• [GIVEN EXERCISE] Leave out the pictures and reproduce all of the data exactly.

— Start —

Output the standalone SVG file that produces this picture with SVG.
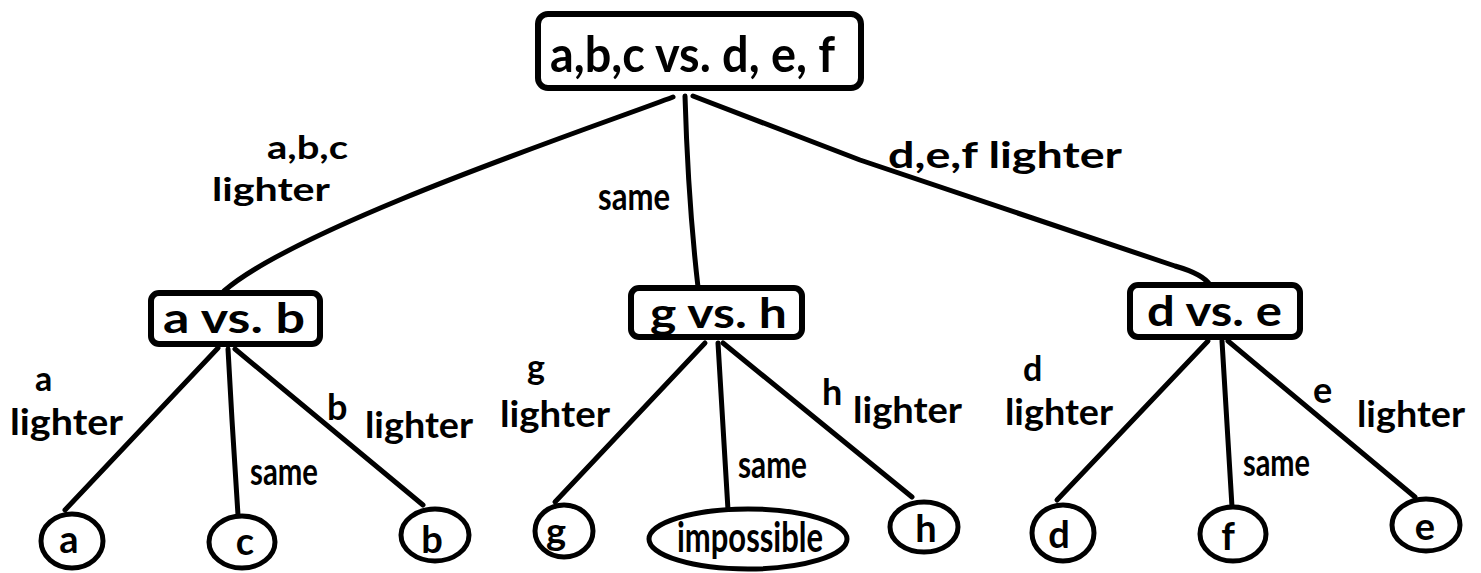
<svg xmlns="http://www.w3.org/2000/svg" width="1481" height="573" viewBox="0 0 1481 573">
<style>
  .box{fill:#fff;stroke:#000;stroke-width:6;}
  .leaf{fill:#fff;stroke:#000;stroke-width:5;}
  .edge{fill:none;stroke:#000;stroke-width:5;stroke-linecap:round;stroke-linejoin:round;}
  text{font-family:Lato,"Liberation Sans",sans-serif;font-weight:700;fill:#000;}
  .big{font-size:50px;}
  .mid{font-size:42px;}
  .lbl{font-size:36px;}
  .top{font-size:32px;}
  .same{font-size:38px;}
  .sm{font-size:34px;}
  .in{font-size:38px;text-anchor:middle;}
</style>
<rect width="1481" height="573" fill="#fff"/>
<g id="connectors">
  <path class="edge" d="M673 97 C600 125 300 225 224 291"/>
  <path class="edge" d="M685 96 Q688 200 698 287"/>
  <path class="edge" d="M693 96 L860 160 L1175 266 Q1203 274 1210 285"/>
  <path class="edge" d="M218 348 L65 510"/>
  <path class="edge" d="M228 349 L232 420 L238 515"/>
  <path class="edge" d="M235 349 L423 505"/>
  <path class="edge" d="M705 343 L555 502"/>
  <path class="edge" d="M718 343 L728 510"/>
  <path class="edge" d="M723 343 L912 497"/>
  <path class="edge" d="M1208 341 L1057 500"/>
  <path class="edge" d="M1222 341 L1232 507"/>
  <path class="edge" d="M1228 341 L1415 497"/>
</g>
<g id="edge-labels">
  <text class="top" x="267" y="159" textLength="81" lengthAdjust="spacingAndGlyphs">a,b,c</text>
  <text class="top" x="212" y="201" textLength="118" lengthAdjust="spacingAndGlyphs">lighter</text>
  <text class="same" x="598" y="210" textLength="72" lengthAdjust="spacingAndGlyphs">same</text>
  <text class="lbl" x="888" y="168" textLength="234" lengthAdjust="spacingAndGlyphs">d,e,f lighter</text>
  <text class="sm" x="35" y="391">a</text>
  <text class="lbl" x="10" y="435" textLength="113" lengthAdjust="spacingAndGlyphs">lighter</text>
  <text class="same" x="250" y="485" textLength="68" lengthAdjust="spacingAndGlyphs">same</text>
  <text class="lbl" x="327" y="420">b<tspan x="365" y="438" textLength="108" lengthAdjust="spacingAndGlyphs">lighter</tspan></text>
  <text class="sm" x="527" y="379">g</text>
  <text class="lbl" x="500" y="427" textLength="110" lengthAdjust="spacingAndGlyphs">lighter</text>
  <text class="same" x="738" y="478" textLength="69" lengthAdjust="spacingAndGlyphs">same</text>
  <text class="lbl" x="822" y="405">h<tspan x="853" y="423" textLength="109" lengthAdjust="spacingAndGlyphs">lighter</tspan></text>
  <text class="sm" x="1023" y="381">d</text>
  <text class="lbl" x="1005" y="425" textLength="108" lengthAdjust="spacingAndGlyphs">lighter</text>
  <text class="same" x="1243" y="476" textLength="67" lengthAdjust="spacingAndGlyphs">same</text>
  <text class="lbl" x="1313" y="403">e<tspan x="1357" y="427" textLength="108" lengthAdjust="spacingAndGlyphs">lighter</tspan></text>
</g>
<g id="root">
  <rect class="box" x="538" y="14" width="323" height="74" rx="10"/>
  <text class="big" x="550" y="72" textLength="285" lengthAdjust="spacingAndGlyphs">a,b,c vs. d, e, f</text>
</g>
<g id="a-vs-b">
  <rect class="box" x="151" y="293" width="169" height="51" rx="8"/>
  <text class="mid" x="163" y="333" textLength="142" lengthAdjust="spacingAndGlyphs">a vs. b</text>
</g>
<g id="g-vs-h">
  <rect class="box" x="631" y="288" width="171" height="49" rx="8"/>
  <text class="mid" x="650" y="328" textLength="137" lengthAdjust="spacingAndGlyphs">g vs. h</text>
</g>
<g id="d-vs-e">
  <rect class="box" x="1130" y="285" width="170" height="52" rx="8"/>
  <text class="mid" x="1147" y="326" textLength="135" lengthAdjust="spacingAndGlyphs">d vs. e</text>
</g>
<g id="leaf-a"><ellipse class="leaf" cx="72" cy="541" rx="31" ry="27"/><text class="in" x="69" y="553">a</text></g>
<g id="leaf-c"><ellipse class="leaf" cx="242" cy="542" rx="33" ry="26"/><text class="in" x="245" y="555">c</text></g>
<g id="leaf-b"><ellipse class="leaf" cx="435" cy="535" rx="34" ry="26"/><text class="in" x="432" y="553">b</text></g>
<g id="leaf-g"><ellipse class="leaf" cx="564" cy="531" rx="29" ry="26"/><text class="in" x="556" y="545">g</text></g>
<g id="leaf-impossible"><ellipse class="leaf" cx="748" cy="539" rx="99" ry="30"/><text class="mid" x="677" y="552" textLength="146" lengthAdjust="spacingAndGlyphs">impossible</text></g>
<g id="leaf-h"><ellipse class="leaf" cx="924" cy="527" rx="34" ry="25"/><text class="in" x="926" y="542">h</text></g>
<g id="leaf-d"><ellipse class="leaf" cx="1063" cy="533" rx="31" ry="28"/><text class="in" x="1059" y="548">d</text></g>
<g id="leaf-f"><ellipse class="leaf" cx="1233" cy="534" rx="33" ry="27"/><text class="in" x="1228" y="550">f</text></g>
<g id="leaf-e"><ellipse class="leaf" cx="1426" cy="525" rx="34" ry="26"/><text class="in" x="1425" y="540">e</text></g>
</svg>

— End —

• [TASK RESPONSE]
Output the standalone SVG file that produces this picture with SVG.
<svg xmlns="http://www.w3.org/2000/svg" width="1481" height="573" viewBox="0 0 1481 573">
<style>
  .box{fill:#fff;stroke:#000;stroke-width:6;}
  .leaf{fill:#fff;stroke:#000;stroke-width:5;}
  .edge{fill:none;stroke:#000;stroke-width:5;stroke-linecap:round;stroke-linejoin:round;}
  text{font-family:Lato,"Liberation Sans",sans-serif;font-weight:700;fill:#000;}
  .big{font-size:50px;}
  .mid{font-size:42px;}
  .lbl{font-size:36px;}
  .top{font-size:32px;}
  .same{font-size:38px;}
  .sm{font-size:34px;}
  .in{font-size:38px;text-anchor:middle;}
</style>
<rect width="1481" height="573" fill="#fff"/>
<g id="connectors">
  <path class="edge" d="M673 97 C600 125 300 225 224 291"/>
  <path class="edge" d="M685 96 Q688 200 698 287"/>
  <path class="edge" d="M693 96 L860 160 L1175 266 Q1203 274 1210 285"/>
  <path class="edge" d="M218 348 L65 510"/>
  <path class="edge" d="M228 349 L232 420 L238 515"/>
  <path class="edge" d="M235 349 L423 505"/>
  <path class="edge" d="M705 343 L555 502"/>
  <path class="edge" d="M718 343 L728 510"/>
  <path class="edge" d="M723 343 L912 497"/>
  <path class="edge" d="M1208 341 L1057 500"/>
  <path class="edge" d="M1222 341 L1232 507"/>
  <path class="edge" d="M1228 341 L1415 497"/>
</g>
<g id="edge-labels">
  <text class="top" x="267" y="159" textLength="81" lengthAdjust="spacingAndGlyphs">a,b,c</text>
  <text class="top" x="212" y="201" textLength="118" lengthAdjust="spacingAndGlyphs">lighter</text>
  <text class="same" x="598" y="210" textLength="72" lengthAdjust="spacingAndGlyphs">same</text>
  <text class="lbl" x="888" y="168" textLength="234" lengthAdjust="spacingAndGlyphs">d,e,f lighter</text>
  <text class="sm" x="35" y="391">a</text>
  <text class="lbl" x="10" y="435" textLength="113" lengthAdjust="spacingAndGlyphs">lighter</text>
  <text class="same" x="250" y="485" textLength="68" lengthAdjust="spacingAndGlyphs">same</text>
  <text class="lbl" x="327" y="420">b<tspan x="365" y="438" textLength="108" lengthAdjust="spacingAndGlyphs">lighter</tspan></text>
  <text class="sm" x="527" y="379">g</text>
  <text class="lbl" x="500" y="427" textLength="110" lengthAdjust="spacingAndGlyphs">lighter</text>
  <text class="same" x="738" y="478" textLength="69" lengthAdjust="spacingAndGlyphs">same</text>
  <text class="lbl" x="822" y="405">h<tspan x="853" y="423" textLength="109" lengthAdjust="spacingAndGlyphs">lighter</tspan></text>
  <text class="sm" x="1023" y="381">d</text>
  <text class="lbl" x="1005" y="425" textLength="108" lengthAdjust="spacingAndGlyphs">lighter</text>
  <text class="same" x="1243" y="476" textLength="67" lengthAdjust="spacingAndGlyphs">same</text>
  <text class="lbl" x="1313" y="403">e<tspan x="1357" y="427" textLength="108" lengthAdjust="spacingAndGlyphs">lighter</tspan></text>
</g>
<g id="root">
  <rect class="box" x="538" y="14" width="323" height="74" rx="10"/>
  <text class="big" x="550" y="72" textLength="285" lengthAdjust="spacingAndGlyphs">a,b,c vs. d, e, f</text>
</g>
<g id="a-vs-b">
  <rect class="box" x="151" y="293" width="169" height="51" rx="8"/>
  <text class="mid" x="163" y="333" textLength="142" lengthAdjust="spacingAndGlyphs">a vs. b</text>
</g>
<g id="g-vs-h">
  <rect class="box" x="631" y="288" width="171" height="49" rx="8"/>
  <text class="mid" x="650" y="328" textLength="137" lengthAdjust="spacingAndGlyphs">g vs. h</text>
</g>
<g id="d-vs-e">
  <rect class="box" x="1130" y="285" width="170" height="52" rx="8"/>
  <text class="mid" x="1147" y="326" textLength="135" lengthAdjust="spacingAndGlyphs">d vs. e</text>
</g>
<g id="leaf-a"><ellipse class="leaf" cx="72" cy="541" rx="31" ry="27"/><text class="in" x="69" y="553">a</text></g>
<g id="leaf-c"><ellipse class="leaf" cx="242" cy="542" rx="33" ry="26"/><text class="in" x="245" y="555">c</text></g>
<g id="leaf-b"><ellipse class="leaf" cx="435" cy="535" rx="34" ry="26"/><text class="in" x="432" y="553">b</text></g>
<g id="leaf-g"><ellipse class="leaf" cx="564" cy="531" rx="29" ry="26"/><text class="in" x="556" y="545">g</text></g>
<g id="leaf-impossible"><ellipse class="leaf" cx="748" cy="539" rx="99" ry="30"/><text class="mid" x="677" y="552" textLength="146" lengthAdjust="spacingAndGlyphs">impossible</text></g>
<g id="leaf-h"><ellipse class="leaf" cx="924" cy="527" rx="34" ry="25"/><text class="in" x="926" y="542">h</text></g>
<g id="leaf-d"><ellipse class="leaf" cx="1063" cy="533" rx="31" ry="28"/><text class="in" x="1059" y="548">d</text></g>
<g id="leaf-f"><ellipse class="leaf" cx="1233" cy="534" rx="33" ry="27"/><text class="in" x="1228" y="550">f</text></g>
<g id="leaf-e"><ellipse class="leaf" cx="1426" cy="525" rx="34" ry="26"/><text class="in" x="1425" y="540">e</text></g>
</svg>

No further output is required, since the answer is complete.